В войне 1914-1918 гг. Второй Интернационал сразу оказался разбит на два лагеря, отделенные друг от друга траншеями. Каждая социал-демократическая партия защищала свое отечество. Только через несколько лет после войны, враждующие братья-предатели примирились, об'явив друг другу амнистию.
Сейчас положение во Втором Интернационале, внешним образом, резко изменилось. Все его секции, без исключения, стоят политически по одну сторону фронта, в лагере союзников: одни -- потому, что являются партиями демократических стран; другие -- потому, что являются эмигрантами в воюющих или нейтральных странах. Германская социал-демократия, которая вела презренную шовинистическую политику во время первой империалистской войны, под знаменем Гогенцоллерна, выступает сегодня, как "пораженческая" партия, на службе у Франции и Англии. Было бы непростительно думать, что эти испытанные лакеи стали революционерами. Об'яснение проще: Германия Вильгельма II открывала реформистам достаточно широкие возможности личного благополучия на парламентских, муниципальных, профсоюзных и иных постах. Защита императорской Германии была защитой обильного корыта, из которого питалась консервативная рабочая бюрократия. "Социал-демократия остается патриотической лишь до тех пор, пока политический режим обеспечивает ее барыши и привиллегии", -- предупреждали наши тезисы шесть лет тому назад. Русские меньшевики и народники, которые были патриотами даже при царе, когда они имели свои думские фракции, свои газеты, своих профсоюзных чиновников, и надеялись на дальнейшее преуспеяние на этом пути, -- сейчас, когда они лишены всего этого, занимают по отношению к СССР пораженческую позицию.
Нынешнее "единодушие" Второго Интернационала об'ясняется, следовательно, тем, что все его секции следуют в обозе "демократических" армий, в надежде на то, что союзники спасут посты и доходы рабочей бюрократии демократических стран и восстановят эти посты и доходы в тоталитарных странах. Дальше бессильных упований на покровительство "демократической" буржуазии социал-демократия не идет. К борьбе эти политические инвалиды совершенно неспособны, даже когда дело идет об их собственных интересах.

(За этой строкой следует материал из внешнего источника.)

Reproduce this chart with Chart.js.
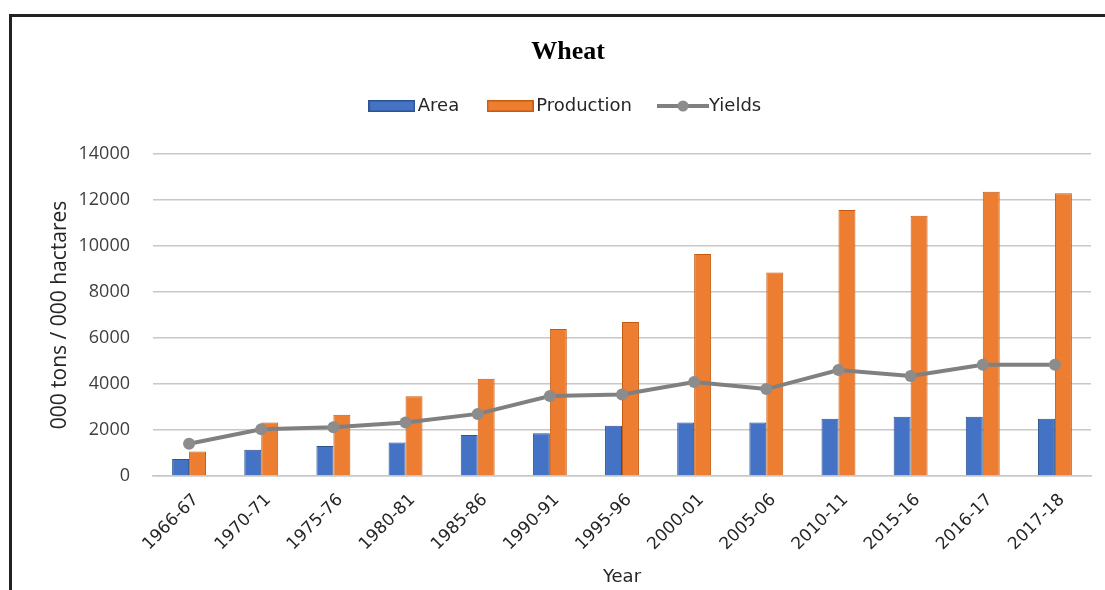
<!DOCTYPE html>
<html>
<head>
<meta charset="utf-8">
<script src="https://cdn.jsdelivr.net/npm/chart.js@4/dist/chart.umd.min.js"></script>
<style>
  html, body { margin: 0; padding: 0; background: #fff; }
  #wrap { position: relative; width: 1105px; height: 590px; overflow: hidden; }
  #frame {
    position: absolute; left: 9px; top: 14px; right: -10px; bottom: -10px;
    border-left: 3px solid #222; border-top: 3px solid #222; pointer-events: none;
  }
</style>
</head>
<body>
<div id="wrap">
  <canvas id="chart" width="1105" height="590"></canvas>
  <div id="frame"></div>
</div>
<script>
// Wheat: area (000 ha), production (000 t) and yields by year
const years = ['1966-67', '1970-71', '1975-76', '1980-81', '1985-86', '1990-91', '1995-96',
               '2000-01', '2005-06', '2010-11', '2015-16', '2016-17', '2017-18'];
const area = [740, 1140, 1300, 1460, 1780, 1860, 2190, 2330, 2330, 2490, 2580, 2580, 2490];
const production = [1060, 2330, 2660, 3470, 4230, 6390, 6700, 9650, 8850, 11560, 11320, 12360, 12290];
const yields = [1400, 2030, 2120, 2330, 2700, 3480, 3540, 4090, 3780, 4610, 4350, 4840, 4840];
const yTicks = [0, 2000, 4000, 6000, 8000, 10000, 12000, 14000];

const BLUE = '#4472c4', BLUE_EDGE = '#2f528f';
const ORANGE = '#ed7d31', ORANGE_EDGE = '#c55a11';
const GREY = '#808080';

// legend swatches: filled bar boxes and a line-with-marker icon
function boxIcon(fill, edge) {
  const c = document.createElement('canvas');
  c.width = 47; c.height = 12;
  const g = c.getContext('2d');
  g.fillStyle = fill; g.fillRect(0, 0, 47, 12);
  g.strokeStyle = edge; g.lineWidth = 1.5; g.strokeRect(0.75, 0.75, 45.5, 10.5);
  return c;
}
function lineIcon(color) {
  const c = document.createElement('canvas');
  c.width = 52; c.height = 14;
  const g = c.getContext('2d');
  g.strokeStyle = color; g.lineWidth = 4;
  g.beginPath(); g.moveTo(0, 7); g.lineTo(52, 7); g.stroke();
  g.fillStyle = '#8c8c8c';
  g.beginPath(); g.arc(26, 7, 5.5, 0, Math.PI * 2); g.fill();
  return c;
}
const legendIcons = [boxIcon(BLUE, BLUE_EDGE), boxIcon(ORANGE, ORANGE_EDGE), lineIcon(GREY)];

// extra room between the legend and the plot
const legendGap = {
  id: 'legendGap',
  beforeInit(chart) {
    const fit = chart.legend.fit;
    chart.legend.fit = function () { fit.call(this); this.height += 29; };
  }
};

new Chart(document.getElementById('chart'), {
  type: 'bar',
  data: {
    labels: years,
    datasets: [
      { label: 'Area', data: area, backgroundColor: BLUE, borderColor: BLUE_EDGE,
        borderWidth: 1, barPercentage: 1, categoryPercentage: 0.47, order: 1 },
      { label: 'Production', data: production, backgroundColor: ORANGE, borderColor: ORANGE_EDGE,
        borderWidth: 1, barPercentage: 1, categoryPercentage: 0.47, order: 1 },
      { type: 'line', label: 'Yields', data: yields, borderColor: GREY, borderWidth: 4,
        pointRadius: 6, pointBackgroundColor: '#8c8c8c', pointBorderColor: '#8c8c8c',
        pointBorderWidth: 0, tension: 0, fill: false, order: 0 }
    ]
  },
  options: {
    responsive: false,
    animation: false,
    layout: { padding: { left: 45, right: 14, top: 0, bottom: 0 } },
    plugins: {
      title: {
        display: true, text: 'Wheat', color: '#000',
        font: { family: '"Liberation Serif", "DejaVu Serif", serif', size: 26, weight: 'bold', lineHeight: 0.8 },
        padding: { top: 41.6, bottom: 0.6 }
      },
      legend: {
        position: 'top',
        labels: {
          usePointStyle: true, pointStyleWidth: 34, padding: 34, color: '#262626',
          font: { family: '"DejaVu Sans", sans-serif', size: 18 },
          generateLabels: (chart) => chart.data.datasets.map((ds, i) => ({
            text: ds.label, pointStyle: legendIcons[i], fillStyle: 'transparent',
            strokeStyle: 'transparent', lineWidth: 0, hidden: false, datasetIndex: i, fontColor: '#262626'
          }))
        }
      },
      tooltip: { enabled: false }
    },
    scales: {
      x: {
        grid: { display: false, drawTicks: false },
        border: { display: true, color: '#c8c8c8', width: 1.5 },
        ticks: {
          autoSkip: false, minRotation: 45, maxRotation: 45, padding: 14, labelOffset: 7,
          color: '#262626',
          font: { family: '"DejaVu Sans", sans-serif', size: 17 }
        },
        title: {
          display: true, text: 'Year', color: '#262626',
          font: { family: '"DejaVu Sans", sans-serif', size: 18 },
          padding: { top: 0, bottom: 2 }
        },
        afterFit(scale) { scale.height = 114; }
      },
      y: {
        min: 0, max: 14000,
        afterBuildTicks(scale) { scale.ticks = yTicks.map(v => ({ value: v })); },
        grid: { color: '#c8c8c8', lineWidth: 1.5, drawTicks: false },
        border: { display: false },
        ticks: {
          padding: 23, color: '#404040',
          font: { family: '"Open Sans", sans-serif', size: 18 },
          callback: (v) => String(v)
        },
        title: {
          display: true, text: '000 tons / 000 hactares', color: '#262626',
          font: { family: '"Open Sans", sans-serif', size: 21 },
          padding: { top: 2, bottom: 0 }
        },
        afterFit(scale) { scale.width = 108; }
      }
    }
  },
  plugins: [legendGap]
});
</script>
</body>
</html>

Лучше всего это обнаружилось в Скандинавии, в наиболее, казалось, надежном убежище Второго Интернационала, где все три страны в течении ряда лет управлялись трезвой, реалистической, реформистской и пацифистской социал-демократией. Социализмом эти господа называли консервативную королевскую демократию плюс государственная церковь плюс скаредные социальные реформы, возможность которых обеспечивалась до поры до времени ограниченными военными расходами. Имея за своей спиной Лигу наций, прикрытые щитом "нейтралитета", скандинавские правительства рассчитывали на века спокойного и мирного развития. Но империалистские хозяева не принимали во внимание их рассчетов. Пришлось изворачиваться под ударами судьбы. После нападения СССР на Финляндию, все три скандинавских правительства об'явили себя нейтральными по отношению к Финляндии. После вторжения Германии в Данию и Норвегию, Швеция об'явила себя нейтральной по отношению к обоим жертвам нападения. Дания умудрилась об'явить себя нейтральной по отношению к самой себе. Только Норвегия, под дулом своей покровительницы, Англии, сделала несколько символических жестов самообороны. Эти герои готовы жить за счет демократического отечества, но не склонны умирать за него. Война, которой они не предвидели, опрокинула мимоходом их надежды на мирную королевскую эволюцию. Скандинавский рай, последнее прибежище надежд Второго Интернационала, превратился в частицу общего империалистского ада.
Оппортунисты социал-демократии знают одну политику -- пассивного приспособления. В условиях падающего капитализма им не остается ничего, как сдавать позицию за позицией, урезывать свою и без того жалкую программу, снижать требования, отказываться от требований вообще, отступать все дальше и глубже, пока для отступления не остается ничего, кроме крысьей норы; но и оттуда беспощадная рука империализма вытаскивает их за хвост. Такова краткая история Второго Интернационала. Нынешняя война убивает его во второй раз, -- на этот раз, надо думать, окончательно.